Das mussten sehr bald auch die erkennen, die nunmehr noch verzweifelter alles daran setzen, noch rechtzeitig aus dem Deutschen Reich zu emigrieren. Obwohl das NS-Regime den Druck zur Auswanderung unvermindert hoch hielt, baute es zugleich immer höhere Hürden auf, die diesen Schritt verhinderten. Zuvor bereits systematisch enteignet und mit rigiden Einwanderungsbestimmungen möglicher Zielländer konfrontiert, waren die meisten Versuche in diese Richtung zum Scheitern verurteilt. Auch die jüdischen Institutionen, zu deren Hauptaufgabe die Organisation die Auswanderung möglichst vieler Juden längst geworden war, waren nach Kriegsbeginn auch in dieser Hinsicht weitgehend machtlos. Hatten zwischen 1933 und 1939 rund 247.000 Juden aus Deutschland emigrieren können - aus dem „Altreich“ allein in den acht Monaten zwischen Januar 1939 und Kriegsbeginn etwa 80.000 -, gelang es danach bis zum Auswanderungsverbot im Oktober 1941 nur noch etwa 30.000 bis 35.000 Juden, aus dem „Großdeutschen Reich“ einschließlich dem „Protektorat“ zu emigrieren.

Unter den Eingesperrten machte sich zunehmen Verzweiflung und Aussichtslosigkeit breit. Dass wurde nicht zuletzt durch eine neue Form der wirtschaftlichen Ausplünderung forciert, mit der sich Auswanderungswillige seit dem 25. Februar 1939 konfrontiert sahen. Alle von ihnen, die ein Vermögen von mehr als 1.000 RM besaßen, mussten im Falle ihrer Emigration eine „Auswandererabgabe“ in Höhe von 0,5 bis 10 Prozent des jeweiligen Vermögens zahlen, die an die „Reichsvereinigung“ zu entrichten war – angeblich, um so auch bedürftigen Juden die Auswanderung ermöglichen. Im Dezember 1939 wurde diese Abgabe nochmals erhöht. Sie konnte bei Vermögen von über 10.000 RM nunmehr zwischen 10% und 60% betragen. All die Regelungen, die darauf abzielten, dass Juden keinerlei Werte ins Ausland mitnehmen konnten, griffen schließlich fast lückenlos.
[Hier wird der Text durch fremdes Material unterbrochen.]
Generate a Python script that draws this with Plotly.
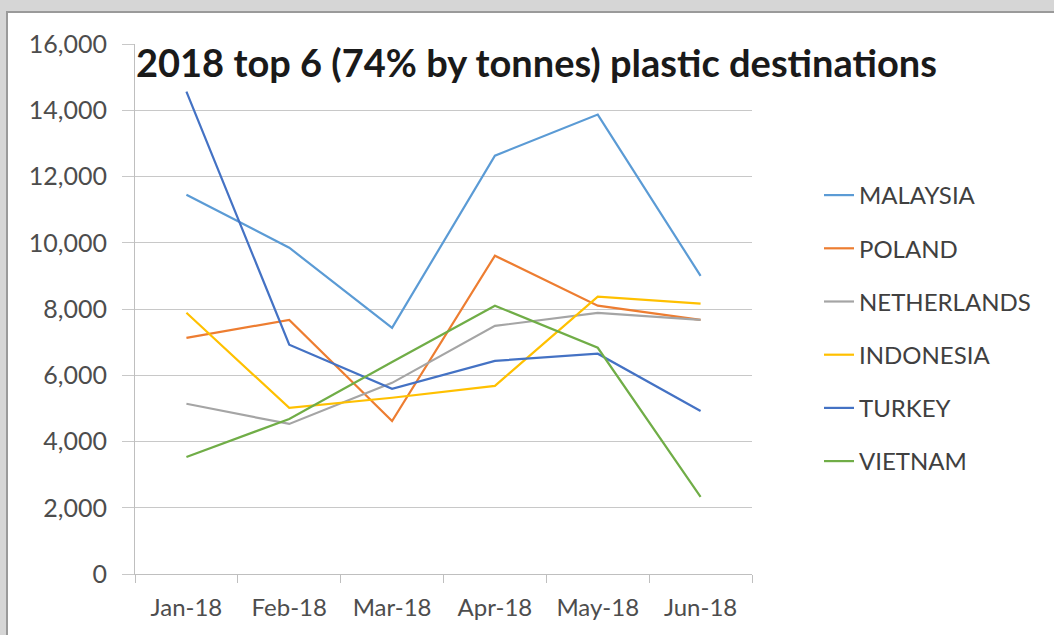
import plotly.graph_objects as go

months = ["Jan-18", "Feb-18", "Mar-18", "Apr-18", "May-18", "Jun-18"]
malaysia = [11450, 9850, 7430, 12630, 13870, 9000]
poland = [7130, 7670, 4620, 9610, 8100, 7670]
netherlands = [5140, 4530, 5770, 7490, 7880, 7670]
indonesia = [7885, 5015, 5320, 5680, 8370, 8160]
turkey = [14560, 6920, 5590, 6435, 6650, 4920]
vietnam = [3530, 4680, 6400, 8100, 6830, 2330]

series_names = ["MALAYSIA", "POLAND", "NETHERLANDS", "INDONESIA", "TURKEY", "VIETNAM"]
series_values = [malaysia, poland, netherlands, indonesia, turkey, vietnam]
colors = ["#5b9bd5", "#ed7d31", "#a5a5a5", "#ffc000", "#4472c4", "#70ad47"]
y_ticks = [0, 2000, 4000, 6000, 8000, 10000, 12000, 14000, 16000]
title_text = "2018 top 6 (74% by tonnes) plastic destinations"

W, H = 1054, 635
L, R, T, B = 135, 752, 44, 574
pw, ph = R - L, B - T

def px_x(x):
    return (x - L) / pw

def px_y(y):
    return (B - y) / ph

fig = go.Figure()
for i, (name, vals, col) in enumerate(zip(series_names, series_values, colors)):
    fig.add_trace(go.Scatter(x=months, y=vals, name=name, mode="lines",
                             line=dict(color=col, width=2.2),
                             legendgroup=name))

fig.update_layout(
    width=W, height=H,
    margin=dict(l=L, r=W - R, t=T, b=H - B, pad=0),
    paper_bgcolor="#d6d6d6",
    plot_bgcolor="rgba(0,0,0,0)",
    font=dict(family="Lato, Open Sans, sans-serif", color="#4d4d4d"),
    showlegend=True,
    legend=dict(x=px_x(819), y=px_y(173), xanchor="left", yanchor="top",
                bgcolor="rgba(0,0,0,0)", tracegroupgap=19,
                font=dict(size=24, color="#404040"), traceorder="grouped"),
    xaxis=dict(type="category", showgrid=False, showline=True, linecolor="#bfbfbf",
               linewidth=1, ticks="outside", tickson="boundaries", ticklen=8,
               tickcolor="#bfbfbf", tickfont=dict(size=24, color="#4d4d4d"),
               range=[-0.5, 5.5], fixedrange=True, ticklabelstandoff=12),
    yaxis=dict(range=[0, 16000], tickvals=y_ticks, tickformat=",d",
               showgrid=True, gridcolor="#c8c8c8", gridwidth=1,
               showline=True, linecolor="#bfbfbf", linewidth=1,
               ticks="outside", ticklen=12, tickcolor="#c8c8c8",
               tickfont=dict(size=25, color="#4d4d4d"), zeroline=False,
               ticklabelstandoff=10),
    shapes=[dict(type="rect", xref="paper", yref="paper",
                 x0=px_x(7), x1=px_x(W + 5), y0=px_y(H + 5), y1=px_y(12),
                 fillcolor="white", line=dict(color="#9a9a9a", width=2),
                 layer="below")],
    annotations=[dict(text="<b>" + title_text + "</b>", xref="paper", yref="paper",
                      x=px_x(134), y=px_y(62), xanchor="left", yanchor="middle",
                      showarrow=False,
                      font=dict(size=38, color="#1a1a1a",
                                family="Lato, Open Sans, sans-serif"))],
)

fig.write_html("out.html")
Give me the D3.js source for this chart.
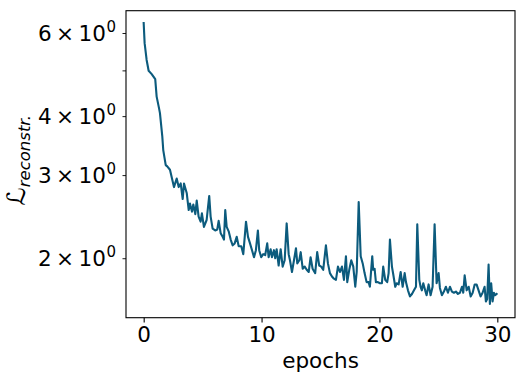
<!DOCTYPE html>
<html><head><meta charset="utf-8">
<script src="https://cdn.jsdelivr.net/npm/d3@7"></script>
<style>body{margin:0;background:#fff}svg{display:block}</style>
</head><body><svg id="c" width="523" height="383"></svg>
<script>
const epochs=[0,0.08,0.25,0.42,0.68,0.98,1.10,1.30,1.38,1.58,1.66,1.87,2.00,2.23,2.57,2.80,2.97,3.14,3.31,3.42,3.65,3.82,3.93,4.10,4.21,4.38,4.50,4.66,4.83,4.94,5.11,5.34,5.56,5.68,5.85,6.07,6.24,6.36,6.53,6.70,6.81,6.92,7.04,7.21,7.38,7.55,7.72,7.89,8.06,8.28,8.45,8.68,8.85,9.02,9.19,9.36,9.52,9.69,9.80,9.97,10.14,10.31,10.48,10.60,10.77,10.88,11.05,11.16,11.28,11.45,11.62,11.79,11.96,12.13,12.30,12.41,12.58,12.75,12.92,13.03,13.20,13.32,13.49,13.66,13.83,14.00,14.16,14.33,14.55,14.72,14.89,15.06,15.23,15.46,15.63,15.80,15.97,16.14,16.31,16.48,16.65,16.82,16.99,17.16,17.27,17.44,17.61,17.78,17.95,18.07,18.24,18.41,18.58,18.74,18.91,19.08,19.19,19.30,19.39,19.47,19.59,19.70,19.87,20.04,20.21,20.32,20.49,20.66,20.78,20.89,21.06,21.17,21.34,21.46,21.63,21.80,21.97,22.14,22.25,22.42,22.59,22.76,22.93,23.10,23.21,23.38,23.49,23.60,23.72,23.88,24.00,24.17,24.34,24.51,24.68,24.85,25.02,25.13,25.30,25.47,25.64,25.81,25.98,26.15,26.32,26.49,26.66,26.83,27.00,27.11,27.23,27.40,27.57,27.74,27.91,28.08,28.24,28.41,28.58,28.75,28.92,29.03,29.14,29.26,29.37,29.48,29.60,29.71,29.82,29.94];
const loss=[6.30,5.71,5.26,4.99,4.91,4.79,4.40,4.16,4.06,3.62,3.39,3.15,3.13,3.08,2.83,2.95,2.83,2.88,2.67,2.88,2.75,2.53,2.61,2.51,2.60,2.48,2.65,2.45,2.39,2.49,2.33,2.41,2.71,2.45,2.31,2.29,2.30,2.40,2.26,2.22,2.19,2.53,2.33,2.28,2.19,2.13,2.15,2.22,2.12,2.12,2.04,2.39,2.22,2.15,2.08,2.01,2.08,2.29,2.08,2.01,2.04,2.03,2.15,2.01,2.09,2.01,2.08,2.00,2.09,1.93,2.09,1.92,1.98,2.37,2.04,1.98,1.87,1.98,2.10,1.95,1.98,2.06,1.90,1.92,1.89,1.87,2.01,1.90,1.86,2.06,1.93,1.92,1.89,2.13,1.95,1.86,1.83,1.81,1.80,1.92,1.87,1.92,1.80,2.02,1.78,1.89,1.98,1.92,1.74,1.87,2.63,2.02,1.95,1.86,1.78,1.78,1.74,1.89,2.02,1.89,1.90,1.78,1.78,1.77,1.77,1.92,1.80,1.78,1.86,2.19,1.92,1.85,1.74,1.77,1.76,1.87,1.74,1.86,1.78,1.71,1.66,1.68,1.71,1.74,2.36,1.80,1.74,1.71,1.77,1.71,1.67,1.76,1.67,1.74,2.36,1.77,1.86,1.73,1.67,1.70,1.74,1.69,1.74,1.70,1.69,1.70,1.68,1.69,1.74,1.69,1.84,1.71,1.74,1.66,1.69,1.76,1.76,1.71,1.66,1.69,1.74,1.62,1.64,1.94,1.60,1.77,1.62,1.69,1.67,1.68];
const xTicks=[0,10,20,30];
const yTicks=[2,3,4,6];
const yMinorTicks=[5];
const xLabel="epochs";
const lineColor="#0c5b7d";

const svg=d3.select("#c");
const L=126,R=515,T=10.7,B=317.7;
const x=d3.scaleLinear().domain([-1.5,31.5]).range([L,R]);
const y=d3.scaleLog().domain([1.4963,6.690]).range([B,T]);
const font="DejaVu Sans, sans-serif";
const fs=21.5;

const data=epochs.map((e,i)=>({e,v:loss[i]}));
svg.append("path").datum(data)
  .attr("fill","none").attr("stroke",lineColor).attr("stroke-width",2.1)
  .attr("stroke-linejoin","round").attr("stroke-linecap","square")
  .attr("d",d3.line().x(d=>x(d.e)).y(d=>y(d.v)));

// frame
svg.append("rect").attr("x",L).attr("y",T).attr("width",R-L).attr("height",B-T)
  .attr("fill","none").attr("stroke","#000").attr("stroke-width",1.1);

// x axis
const xa=svg.append("g").attr("transform",`translate(0,${B})`)
  .call(d3.axisBottom(x).tickValues(xTicks).tickSize(4.9).tickPadding(4.5).tickFormat(d3.format("d")));
xa.select(".domain").remove();
xa.selectAll("line").attr("stroke","#000").attr("stroke-width",1.1);
xa.selectAll("text").attr("font-family",font).attr("font-size",fs).attr("fill","#000");

// y axis ticks
const ya=svg.append("g").attr("transform",`translate(${L},0)`)
  .call(d3.axisLeft(y).tickValues(yTicks.concat(yMinorTicks)).tickSize(3.5).tickFormat(""));
ya.select(".domain").remove();
ya.selectAll("line").attr("stroke","#000").attr("stroke-width",0.9);

// y tick labels: "n × 10^0"
yTicks.forEach(v=>{
  const t=svg.append("text").attr("x",116).attr("y",y(v)+7.8)
    .attr("text-anchor","end").attr("font-family",font).attr("font-size",fs).attr("fill","#000");
  t.append("tspan").text(v);
  t.append("tspan").attr("dx",4.5).text("×");
  t.append("tspan").attr("dx",4.5).text("10");
  t.append("tspan").attr("dy",-9).attr("dx",0.5).attr("font-size",15).text("0");
});

// x label
svg.append("text").attr("x",(L+R)/2).attr("y",368).attr("text-anchor","middle")
  .attr("font-family",font).attr("font-size",fs).attr("fill","#000").text(xLabel);

// y label
const yl=svg.append("text").attr("transform",`translate(25,${(T+B)/2-4}) rotate(-90)`)
  .attr("text-anchor","middle").attr("font-family",font).attr("fill","#000");
yl.append("tspan").attr("font-size",25).attr("font-style","italic").text("ℒ");
yl.append("tspan").attr("font-size",16.5).attr("font-style","italic").attr("dy",5).text("reconstr.");
</script></body></html>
Mit der schnellen Kapitulation Polens wurden auch die dort lebenden Juden zu hilflosen Opfern des NS-Regimes und seiner gnadenlosen Vollstrecker vor Ort. Die Zuständigkeit für die praktische Umsetzung des schnell in Gang gesetzten gigantischen Mordprogramms in den eroberten Gebieten lag in den Händen von Reinhard Heydrich als Chef der Sicherheitspolizei und des Sicherheitsdienstes. Er initiierte bald nach Kriegsbeginn die berüchtigten „Einsatzgruppen“ und verfügte die Gettoisierung der jüdischen Bevölkerung in Polen. Es war Heydrich, der die von Hitler am 30. Januar 1939 für den Kriegsfall angekündigte „Vernichtung der jüdischen Rasse in Europa“ von Beginn an organisierte, dabei die Ministerialbürokratie in diese Planungen einband und zugleich SS-Führern seines Vertrauens weitgehende Handlungsfreiheit gewährte. So schuf er früh die wesentlichen Voraussetzungen für eine systematische Durchführung des Judenmords in ganz Europa.

Das erkannte durchaus auch die Weltöffentlichkeit. so berichtete die britische Tageszeitung „The Times“ bereits im Dezember 1939 über das Vorhaben, in der Gegend bei Lublin eine Art Reservat zu errichten. Dabei, darüber ließ der Artikel keinerlei Zweifel, handele sich um einen „Ort, der eindeutig der schrittweisen Vernichtung dienen soll und nicht etwa als Lebensraum, wie es die Deutschen nennen würden“.